Stanislaus Union School District employee Sargina Yonan, the Eisenhut site leader for Food 4 Thought, said the children enjoy the after-school program and the tangible rewards it brings their families.
“We do STEM, art, physical activities. Everything is about learning,” she said of the program. “When we do art, the kids learn about artists like Jackson Pollock and Van Gogh. When planting in the garden, they learn about nutrition. When doing physical activities, they learn about things like heart rate.”
When a school year starts, the first thing many students ask about is when the Food 4 Thought program will begin, she said. “They enjoy helping out their households, helping provide for their families. Most kids can’t say they do that.”
Fifth-grader Tatiana Moreno has participated in Food 4 Thought two years and said, “It means a lot to take it home to my family.” Her mother regularly uses the groceries to prepare family meals, she said, and “we give some to my grandma and aunt because they don’t always have enough money to buy food.”

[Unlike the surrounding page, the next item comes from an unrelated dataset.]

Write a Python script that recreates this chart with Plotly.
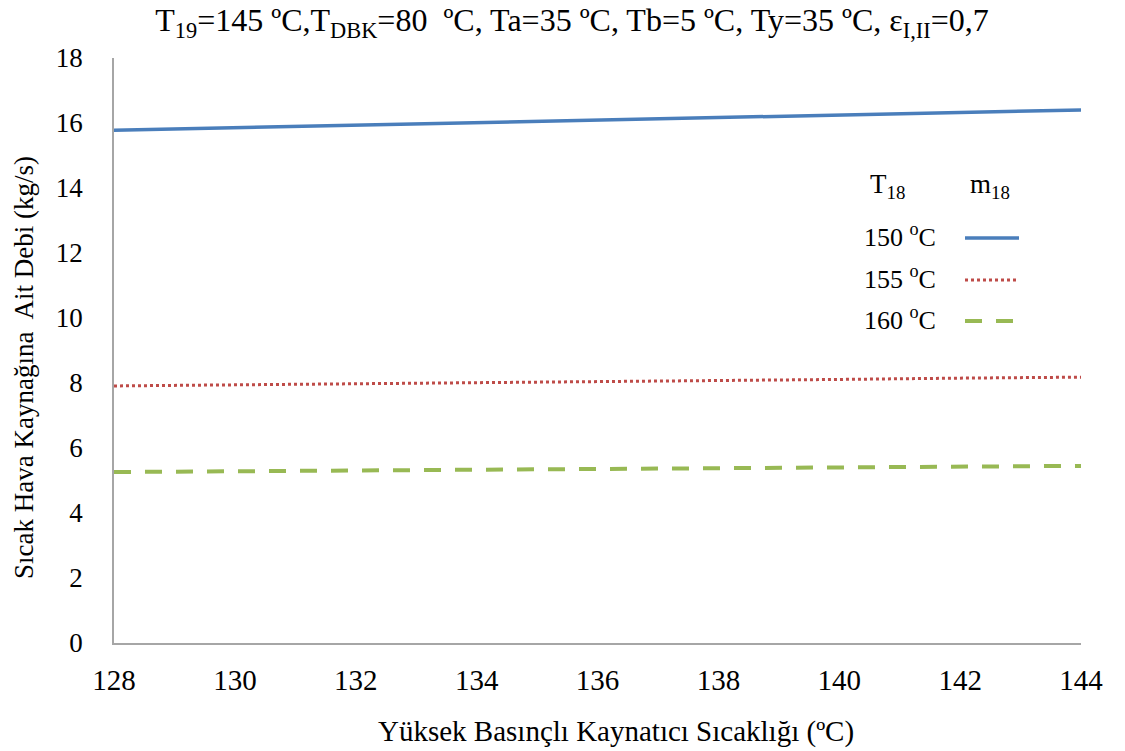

She said the program has introduced her to new and healthier foods, and she especially enjoys getting granola bars.
Of the after-school program, Tatiana said, “I enjoy finishing my homework, reading, playing outside with my friends and talking to the teachers.”
Wednesday, the Eisenhut students were packing bags with instant potatoes, spaghetti sauce, white rice, macaroni, canned tomatoes, soup, and fresh apples and carrots.
The Del Monte spaghetti sauce was “Filipino-style” – something you don’t see every day. “We gets all sorts of food many families have never heard of, but really like it and ask where they can find it in stores,” Yonan said.
Food 4 Thought is closing out its seventh year. This week, as the school year ends, nearly 800 kids at seven Modesto-area schools are taking home more more than 14,000 pounds of groceries. During the academic year, the students have provided their families with more than 250,000 pounds of food.
In addition to Eisenhut, participating schools are Agnes Baptist, Chrysler, Empire, Orville Wright, Franklin and Capistrano.
Since 2009, Food 4 Thought has provided more than 5,300 Stanislaus county elementary students with more than 1.75 million pounds of food.